MiFIR mentions that competent authorities’ powers do not imply any requirement to introduce or apply a product approval or licensing by the competent authority and, as a result, this issue is, to some extent, out of the scope of the present consultation. However, taking into account that EBA must ensure that actions taken by national competent authorities are justified and proportionate, it would be of extreme importance to know EBA’s opinion regarding the possibility of prohibiting or restricting the marketing, distribution or sale of structured deposits, where a product approval or licensing by national competent authorities already occurred, and the criteria and factors used to prohibit or restrict the structured deposit are the same as those previously used as a fundament for the approval of the structured deposit, when no substantial changes have occurred.
Although EBA recognizes that structured deposits present lower risks for investors than most financial instruments (as a result of two features that are part of the definition of a structured deposit: coverage by a deposit guarantee scheme and full repayment at maturity), the criteria and factors proposed fail to properly address that consideration.

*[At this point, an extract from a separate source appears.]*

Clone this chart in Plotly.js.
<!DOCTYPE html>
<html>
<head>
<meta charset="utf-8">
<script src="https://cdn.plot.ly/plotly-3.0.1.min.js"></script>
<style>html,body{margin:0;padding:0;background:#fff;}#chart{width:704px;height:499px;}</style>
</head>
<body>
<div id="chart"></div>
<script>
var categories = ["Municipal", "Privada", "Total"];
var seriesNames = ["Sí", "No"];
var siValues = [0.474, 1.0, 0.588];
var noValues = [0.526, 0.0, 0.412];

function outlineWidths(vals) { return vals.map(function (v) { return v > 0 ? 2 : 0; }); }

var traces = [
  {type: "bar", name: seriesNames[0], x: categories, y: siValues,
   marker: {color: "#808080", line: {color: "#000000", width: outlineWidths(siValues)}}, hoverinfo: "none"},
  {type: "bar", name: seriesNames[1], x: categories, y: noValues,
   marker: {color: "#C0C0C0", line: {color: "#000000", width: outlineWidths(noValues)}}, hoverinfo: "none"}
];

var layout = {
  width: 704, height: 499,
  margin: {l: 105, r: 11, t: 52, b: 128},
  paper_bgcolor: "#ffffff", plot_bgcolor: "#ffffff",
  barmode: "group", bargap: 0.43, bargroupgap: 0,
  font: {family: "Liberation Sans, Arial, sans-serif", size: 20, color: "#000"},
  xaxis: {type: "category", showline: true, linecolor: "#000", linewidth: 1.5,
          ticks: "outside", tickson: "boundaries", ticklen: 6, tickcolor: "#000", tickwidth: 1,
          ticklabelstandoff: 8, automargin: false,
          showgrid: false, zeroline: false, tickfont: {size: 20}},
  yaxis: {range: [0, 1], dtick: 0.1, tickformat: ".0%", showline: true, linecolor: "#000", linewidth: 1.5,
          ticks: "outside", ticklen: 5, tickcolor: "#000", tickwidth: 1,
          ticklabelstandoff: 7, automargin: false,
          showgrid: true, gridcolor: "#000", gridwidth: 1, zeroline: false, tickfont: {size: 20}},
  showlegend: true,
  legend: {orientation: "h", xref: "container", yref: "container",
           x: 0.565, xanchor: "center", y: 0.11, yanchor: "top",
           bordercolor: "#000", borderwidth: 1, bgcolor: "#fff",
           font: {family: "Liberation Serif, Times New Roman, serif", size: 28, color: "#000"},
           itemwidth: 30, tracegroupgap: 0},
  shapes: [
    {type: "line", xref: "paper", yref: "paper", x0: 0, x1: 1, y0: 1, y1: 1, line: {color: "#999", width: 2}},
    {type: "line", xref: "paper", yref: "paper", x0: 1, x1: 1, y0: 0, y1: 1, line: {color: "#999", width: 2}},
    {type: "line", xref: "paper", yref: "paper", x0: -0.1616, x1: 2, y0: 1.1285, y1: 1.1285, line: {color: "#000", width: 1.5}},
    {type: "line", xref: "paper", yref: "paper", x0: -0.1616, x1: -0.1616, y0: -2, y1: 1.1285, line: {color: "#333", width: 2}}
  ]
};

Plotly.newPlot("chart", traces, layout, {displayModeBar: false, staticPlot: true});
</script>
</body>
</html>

Product intervention regime implies a serious restriction of the free functioning of the markets and the freedom to conduct business. Consequently, such regime should be considered as a last resort mechanism, only to be used in residual and specific cases.
Finally, we remember that there are several pieces of legislation that address threats and risks for investors that should be taken into consideration by EBA and NCAs when assessing whether they should exercise their intervention powers. For example, the new product governance requirements aim to ensure that products are structured to meet the need of an identified target market and distributed to the target market; PRIIPs regulation aims to improve the quality of information provided to retail clients; MiFID sets a wide framework to enhance investor protection (e.g. information to clients, assessment of suitability and appropriateness and reporting to clients). Therefore, we suggest calibrating some criteria proposed in the EBA consultation paper in the light of other rules under Union law, which address the same concerns. When intervention powers are already introduced in other legislative initiatives they should not lead to additional enforcement actions.
More than new criteria, the Portuguese Banking Association considers that quantitative and objective criteria should be proposed.